The money is truly real. It’s not welfare, handout or entitlement money. It’s money owed to individual Indians for leases and royalties for land, gas, oil, minerals and other resources agreed to by treaty, some going back 150 years. Some accounts have never been audited or reconciled during that entire time. A lawsuit brought by five Western states Indians opened last week in a federal court in Washington, D.C, and, in terms of both expense and embarrassment factor, it should be a doozy.
Indians have been complaining of mismanagement for generations. Interior has acknowledged the mismanagement for just as long and has promised to straighten things out. The trail of straightening-out plans — four-point, five-point, the current version has thirteen — can be traced back to the Carter administration. So, what is the government’s primary argument to the court? These things take time. A reformed trust system cannot spring up overnight.
At the bottom of this morass is, naturally, the Bureau of Indian Affairs, a branch of Interior so famously inept that General Accounting Office staffers probably refer to any example of profound bungling as “pulling a BIA.” It also does not help the government’s case that Interior Secretary Bruce Babbitt and Treasury Secretary Robert Rubin already have been held in contempt by the presiding judge for failing to produce records for the plaintiffs.

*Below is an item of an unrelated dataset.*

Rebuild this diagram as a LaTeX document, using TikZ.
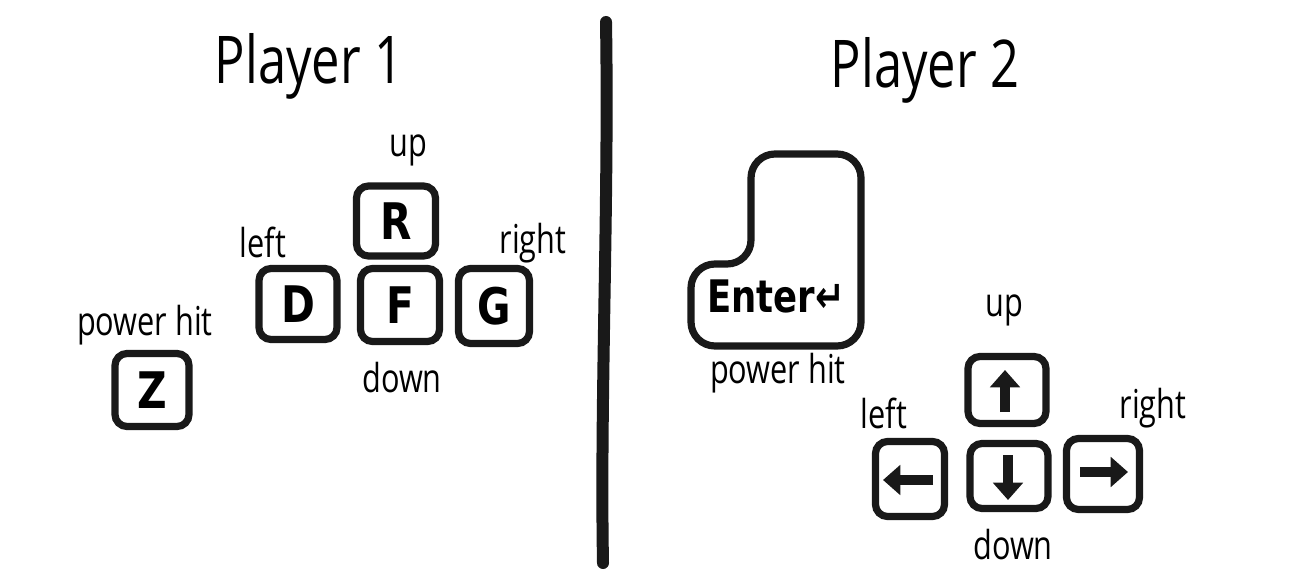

Interior would like to settle this case, saying it’s not worth spending millions of dollars to reconstruct antique financial records for accounts probably worth only a few dollars. Besides, it has a much bigger headache coming after it straightens out, or buries, these individual accounts — the $2.5 billion in tribal trust accounts it “manages.”
Interior is right on one account, though. These things take time. And 150 years is time enough.